1. Anyone messaging me to tell me that this is data reuse – as I have already listened to the songs – and hence not a valid context in which to conduct hypothesis test will be guillotined by the pedantry police (a.k.a. my children). If it makes you feel any better though, they have preregistered the execution plan.

2. Oh fine, I’ll be honest. I only just discovered the genius package for importing song lyrics into R (thanks Jen!) and wanted an excuse to use it in a blog post. Sue me.

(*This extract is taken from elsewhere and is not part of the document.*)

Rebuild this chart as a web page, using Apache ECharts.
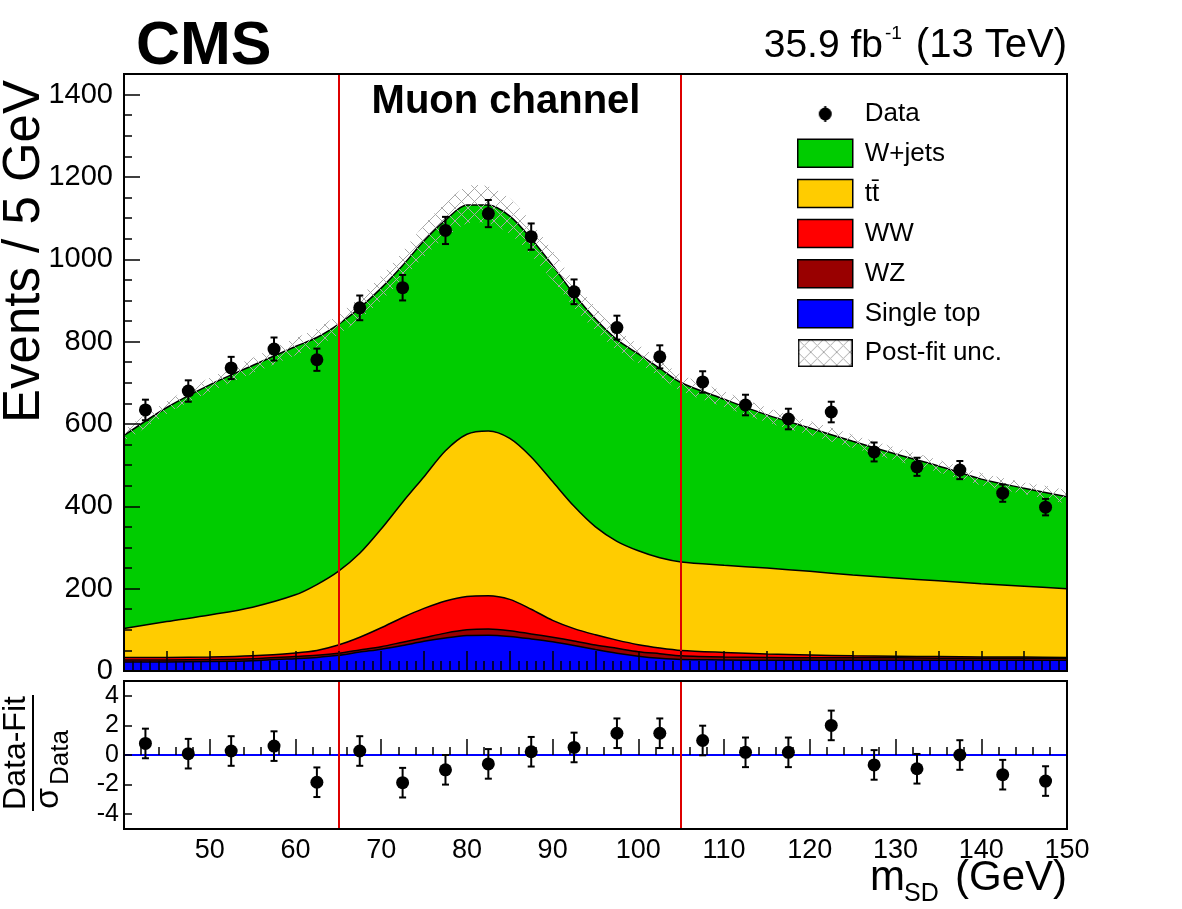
<!DOCTYPE html>
<html>
<head>
<meta charset="utf-8">
<script src="https://cdn.jsdelivr.net/npm/echarts@6/dist/echarts.min.js"></script>
<style>
  html, body { margin: 0; padding: 0; background: #fff; }
  #chart { width: 1182px; height: 909px; }
</style>
</head>
<body>
<div id="chart"></div>
<script>
// post-fit shapes, sampled along m_SD (GeV)
const massPts   = [40, 45, 50, 55, 60, 62.5, 65, 67.5, 70, 72.5, 75, 77.5, 80, 82.5, 85, 87.5, 90, 92.5, 95, 97.5, 100, 102.5, 105, 110, 115, 120, 125, 130, 135, 140, 145, 150];
const singleTop = [22, 22, 23, 25, 30, 33, 38, 46, 53, 62, 72, 80, 86, 87, 84, 78, 71, 62, 52, 43, 36, 31, 28, 27, 26, 26, 26, 26, 26, 26, 26, 26];
const wz        = [5, 5, 5, 5, 5, 5, 5, 5, 6, 8, 9, 12, 14, 15, 14, 12, 11, 11, 11, 12, 11, 11, 9, 7, 7, 6, 6, 6, 5, 5, 5, 5];
const ww        = [6, 6, 6, 7, 9, 12, 20, 31, 46, 60, 71, 78, 81, 81, 76, 60, 41, 30, 25, 20, 17, 14, 13, 11, 8, 7, 5, 4, 4, 3, 3, 2];
const ttbar     = [70, 87, 102, 118, 141, 160, 179, 204, 240, 280, 320, 365, 394, 400, 391, 370, 337, 297, 262, 240, 228, 219, 215, 212, 209, 203, 196, 190, 184, 178, 172, 167];
const wjets     = [469, 520, 559, 587, 603, 600, 600, 596, 585, 575, 573, 560, 557, 549, 540, 530, 525, 515, 505, 490, 478, 460, 435, 403, 372, 348, 325, 301, 279, 254, 238, 223];
const postFitUnc = [12, 15, 17, 19, 21, 22, 24, 27, 30, 34, 38, 42, 45, 45, 43, 40, 36, 32, 28, 25, 23, 21, 20, 19, 18, 17, 16, 16, 15, 15, 14, 14];

// data in 5 GeV bins
const binCenters = [42.5, 47.5, 52.5, 57.5, 62.5, 67.5, 72.5, 77.5, 82.5, 87.5, 92.5, 97.5, 102.5, 107.5, 112.5, 117.5, 122.5, 127.5, 132.5, 137.5, 142.5, 147.5];
const dataEvents = [634, 680, 736, 782, 756, 882, 931, 1070, 1111, 1055, 921, 834, 763, 702, 646, 612, 629, 532, 496, 488, 432, 398];
const dataErr    = [25, 26, 27, 28, 27, 30, 31, 33, 33, 32, 30, 29, 28, 26, 25, 25, 25, 23, 22, 22, 21, 20];
const pulls      = [0.78, 0.09, 0.27, 0.6, -1.84, 0.27, -1.87, -1.0, -0.6, 0.22, 0.51, 1.47, 1.47, 0.98, 0.18, 0.18, 2.0, -0.67, -0.93, 0.0, -1.33, -1.76];
const pullErr = 1;

const yTicks = [0, 200, 400, 600, 800, 1000, 1200, 1400];
const pullTicks = [-4, -2, 0, 2, 4];

const FONT = 'Liberation Sans';

// cumulative stack tops, bottom component first
const cumST = singleTop.slice();
const cumWZ = cumST.map((v, i) => v + wz[i]);
const cumWW = cumWZ.map((v, i) => v + ww[i]);
const cumTT = cumWW.map((v, i) => v + ttbar[i]);
const total = cumTT.map((v, i) => v + wjets[i]);
const pairs = arr => massPts.map((x, i) => [x, arr[i]]);

function hatchCanvas() {
  const c = document.createElement('canvas');
  c.width = 13; c.height = 13;
  const g = c.getContext('2d');
  g.strokeStyle = '#a8a8a8';
  g.lineWidth = 1;
  g.beginPath();
  g.moveTo(0, 0); g.lineTo(13, 13);
  g.moveTo(13, 0); g.lineTo(0, 13);
  g.stroke();
  return c;
}
const hatch = hatchCanvas();

function uncIcon() {
  const c = document.createElement('canvas');
  c.width = 55; c.height = 28;
  const g = c.getContext('2d');
  g.fillStyle = g.createPattern(hatch, 'repeat');
  g.fillRect(0, 0, 55, 28);
  g.strokeStyle = '#000'; g.lineWidth = 1.5;
  g.strokeRect(0.75, 0.75, 53.5, 26.5);
  return c.toDataURL();
}
function dataIcon() {
  const c = document.createElement('canvas');
  c.width = 55; c.height = 28;
  const g = c.getContext('2d');
  g.strokeStyle = '#000'; g.lineWidth = 2;
  g.beginPath(); g.moveTo(27.5, 6); g.lineTo(27.5, 22); g.stroke();
  g.fillStyle = '#000';
  g.beginPath(); g.arc(27.5, 14, 6.5, 0, Math.PI * 2); g.fill();
  return c.toDataURL();
}

function errorBars(params, api) {
  const x = api.value(0), y = api.value(1), e = api.value(2);
  const lo = api.coord([x, y - e]);
  const hi = api.coord([x, y + e]);
  const cap = 3.5;
  const st = { stroke: '#000', lineWidth: 2 };
  return {
    type: 'group',
    children: [
      { type: 'line', shape: { x1: lo[0], y1: lo[1], x2: hi[0], y2: hi[1] }, style: st },
      { type: 'line', shape: { x1: lo[0] - cap, y1: lo[1], x2: lo[0] + cap, y2: lo[1] }, style: st },
      { type: 'line', shape: { x1: hi[0] - cap, y1: hi[1], x2: hi[0] + cap, y2: hi[1] }, style: st }
    ]
  };
}

// hatched band: total +- post-fit uncertainty
function uncBand(params, api) {
  const up = massPts.map((x, i) => api.coord([x, total[i] + postFitUnc[i]]));
  const lo = massPts.map((x, i) => api.coord([x, total[i] - postFitUnc[i]])).reverse();
  return {
    type: 'polygon',
    shape: { points: up.concat(lo), smooth: 0.3 },
    style: { fill: { image: hatch, repeat: 'repeat' }, stroke: null }
  };
}

function areaSeries(name, values, color) {
  return {
    name: name,
    type: 'line',
    xAxisIndex: 0, yAxisIndex: 0,
    data: pairs(values),
    smooth: 0.3,
    symbol: 'none',
    color: color,
    lineStyle: { color: '#000', width: 1.5 },
    areaStyle: { color: color, opacity: 1 },
    z: 2
  };
}

const chart = echarts.init(document.getElementById('chart'), null, { renderer: 'canvas' });

const option = {
  animation: false,
  backgroundColor: '#fff',
  textStyle: { fontFamily: FONT, color: '#000' },
  grid: [
    { left: 124, top: 74, width: 943, height: 597, show: true, borderColor: '#000', borderWidth: 2, backgroundColor: 'transparent', z: 10 },
    { left: 124, top: 681, width: 943, height: 148, show: true, borderColor: '#000', borderWidth: 2, backgroundColor: 'transparent', z: 10 }
  ],
  xAxis: [
    {
      gridIndex: 0, type: 'value', min: 40, max: 150, interval: 5, z: 10,
      axisLine: { show: false },
      axisLabel: { show: false },
      axisTick: { inside: true, length: 20, lineStyle: { color: '#000', width: 1.5 } },
      minorTick: { show: true, splitNumber: 5, length: 10, lineStyle: { color: '#000', width: 1.5 } },
      splitLine: { show: false }
    },
    {
      gridIndex: 1, type: 'value', min: 40, max: 150, interval: 10, z: 10,
      axisLine: { show: false },
      axisLabel: { fontSize: 27, color: '#000', margin: 8, showMinLabel: false, fontFamily: FONT, formatter: v => String(v) },
      axisTick: { inside: true, length: 16, lineStyle: { color: '#000', width: 1.5 } },
      minorTick: { show: true, splitNumber: 5, length: 8, lineStyle: { color: '#000', width: 1.5 } },
      splitLine: { show: false }
    }
  ],
  yAxis: [
    {
      gridIndex: 0, type: 'value', min: 0, max: 1450, position: 'left', z: 10,
      axisLine: { show: false },
      axisLabel: { customValues: yTicks, fontSize: 29, color: '#000', margin: 11, fontFamily: FONT, formatter: v => String(v) },
      axisTick: { customValues: yTicks, inside: true, length: 16, lineStyle: { color: '#000', width: 1.5 } },
      splitLine: { show: false }
    },
    {
      gridIndex: 0, type: 'value', min: 0, max: 1450, interval: 50, position: 'left', offset: 0, z: 10,
      axisLine: { show: false },
      axisLabel: { show: false },
      axisTick: { inside: true, length: 8, lineStyle: { color: '#000', width: 1.5 } },
      splitLine: { show: false }
    },
    {
      gridIndex: 1, type: 'value', min: -5, max: 5, position: 'left', z: 10,
      axisLine: { show: false },
      axisLabel: { customValues: pullTicks, fontSize: 25, color: '#000', margin: 5, fontFamily: FONT, formatter: v => String(v) },
      axisTick: { customValues: pullTicks, inside: true, length: 8, lineStyle: { color: '#000', width: 1.5 } },
      splitLine: { show: false }
    }
  ],
  legend: {
    orient: 'vertical',
    left: 797, top: 100, padding: 0,
    itemWidth: 55, itemHeight: 28, itemGap: 10.6,
    selectedMode: false,
    textStyle: { fontSize: 26, color: '#000', fontFamily: FONT, lineHeight: 28, padding: [0, 0, 0, 7] },
    data: [
      { name: 'Data', icon: 'image://' + dataIcon() },
      { name: 'W+jets', icon: 'rect', itemStyle: { color: '#00cc00', borderColor: '#000', borderWidth: 1.5 } },
      { name: 'tt\u0304', icon: 'rect', itemStyle: { color: '#ffcc00', borderColor: '#000', borderWidth: 1.5 } },
      { name: 'WW', icon: 'rect', itemStyle: { color: '#ff0000', borderColor: '#000', borderWidth: 1.5 } },
      { name: 'WZ', icon: 'rect', itemStyle: { color: '#990000', borderColor: '#000', borderWidth: 1.5 } },
      { name: 'Single top', icon: 'rect', itemStyle: { color: '#0000ff', borderColor: '#000', borderWidth: 1.5 } },
      { name: 'Post-fit unc.', icon: 'image://' + uncIcon() }
    ]
  },
  graphic: [
    { type: 'text', x: 136, y: 47, style: { text: 'CMS', font: 'bold 61px ' + FONT, fill: '#000', align: 'left', verticalAlign: 'middle' } },
    { type: 'text', x: 506, y: 102, style: { text: 'Muon channel', font: 'bold 40px ' + FONT, fill: '#000', align: 'center', verticalAlign: 'middle' } },
    { type: 'text', x: 883, y: 46, style: { text: '35.9 fb', font: '39px ' + FONT, fill: '#000', align: 'right', verticalAlign: 'middle' } },
    { type: 'text', x: 885, y: 34, style: { text: '-1', font: '19px ' + FONT, fill: '#000', align: 'left', verticalAlign: 'middle' } },
    { type: 'text', x: 1067, y: 46, style: { text: '(13 TeV)', font: '40px ' + FONT, fill: '#000', align: 'right', verticalAlign: 'middle' } },
    { type: 'text', x: 25, y: 80, rotation: Math.PI / 2, style: { text: 'Events / 5 GeV', font: '51px ' + FONT, fill: '#000', align: 'right', verticalAlign: 'middle' } },
    { type: 'text', x: 870, y: 878, style: { text: 'm', font: '42px ' + FONT, fill: '#000', align: 'left', verticalAlign: 'middle' } },
    { type: 'text', x: 904, y: 894, style: { text: 'SD', font: '25px ' + FONT, fill: '#000', align: 'left', verticalAlign: 'middle' } },
    { type: 'text', x: 1067, y: 878, style: { text: '(GeV)', font: '42px ' + FONT, fill: '#000', align: 'right', verticalAlign: 'middle' } },
    {
      type: 'group', x: 33, y: 753, rotation: Math.PI / 2,
      children: [
        { type: 'text', x: 0, y: -17, style: { text: 'Data-Fit', font: '32px ' + FONT, fill: '#000', align: 'center', verticalAlign: 'middle' } },
        { type: 'line', shape: { x1: -58, y1: 0, x2: 58, y2: 0 }, style: { stroke: '#000', lineWidth: 2 } },
        { type: 'text', x: -56, y: 16, style: { text: '\u03c3', font: '34px ' + FONT, fill: '#000', align: 'left', verticalAlign: 'middle' } },
        { type: 'text', x: -32, y: 28, style: { text: 'Data', font: '26px ' + FONT, fill: '#000', align: 'left', verticalAlign: 'middle' } }
      ]
    }
  ],
  series: [
    areaSeries('W+jets', total, '#00cc00'),
    areaSeries('tt\u0304', cumTT, '#ffcc00'),
    areaSeries('WW', cumWW, '#ff0000'),
    areaSeries('WZ', cumWZ, '#990000'),
    areaSeries('Single top', cumST, '#0000ff'),
    {
      name: 'Post-fit unc.', type: 'custom', xAxisIndex: 0, yAxisIndex: 0,
      renderItem: uncBand, encode: { x: 0, y: 1 },
      data: [[40, 0]], clip: true, z: 3
    },
    {
      name: 'Data errors', type: 'custom', xAxisIndex: 0, yAxisIndex: 0,
      renderItem: errorBars, encode: { x: 0, y: 1 },
      data: binCenters.map((x, i) => [x, dataEvents[i], dataErr[i]]), z: 5
    },
    {
      name: 'Data', type: 'scatter', xAxisIndex: 0, yAxisIndex: 0,
      data: binCenters.map((x, i) => [x, dataEvents[i]]),
      symbol: 'circle', symbolSize: 13, itemStyle: { color: '#000', opacity: 1 }, z: 6,
      markLine: {
        silent: true,
        symbol: ['none', 'none'],
        label: { show: false },
        lineStyle: { color: '#dd0000', width: 2, type: 'solid' },
        data: [{ xAxis: 65 }, { xAxis: 105 }]
      }
    },
    {
      name: 'Pull errors', type: 'custom', xAxisIndex: 1, yAxisIndex: 2,
      renderItem: errorBars, encode: { x: 0, y: 1 },
      data: binCenters.map((x, i) => [x, pulls[i], pullErr]), z: 5
    },
    {
      name: 'Pulls', type: 'scatter', xAxisIndex: 1, yAxisIndex: 2,
      data: binCenters.map((x, i) => [x, pulls[i]]),
      symbol: 'circle', symbolSize: 13, itemStyle: { color: '#000', opacity: 1 }, z: 6,
      markLine: {
        silent: true,
        symbol: ['none', 'none'],
        label: { show: false },
        lineStyle: { color: '#dd0000', width: 2, type: 'solid' },
        data: [
          { yAxis: 0, lineStyle: { color: '#0000ff', width: 2, type: 'solid' } },
          { xAxis: 65 }, { xAxis: 105 }
        ]
      }
    }
  ]
};

chart.setOption(option);
</script>
</body>
</html>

3. Well, not that naturally. After all Man Like That is one song, written exactly one time by a single person. It is not a repeatable event in the sense typically required by the frequentist interpretation of probability, and probably would have caused quite considerable consternation among orthodox statisticians before the measure theorists took over and sigma algebras conquered all. More practically though, if you view the song as a finite population of lines, there is a sense in which the “sample” is the population, in which case what precisely is the thing about which we are doing inference? Arguably, it does make sense to consider a population of possible songs that Gin Wigmore might have written instead of this one, if she were in the same state of mind as when writing this one. Under that conceptualisation, there exists some generative process from which we have a single realisation (namely the song that actually was written), and our inferences can be construed as an attempt to make decisions (if we are using orthodox tests) or update our beliefs (if we are Bayesian) about the nature of this process. Inference is philosophically tricky at the best of times, I suppose.

4. The name for the test_greater argument is a little less than ideal, and as will become clearer later it’s a bit of a compromise between competing goals. Frankly, if anyone has a better suggestion for how to approach this I’d love to hear about it.

5. Warning: As of this writing I haven’t actually implemented the model formula version properly, so it’s not robust!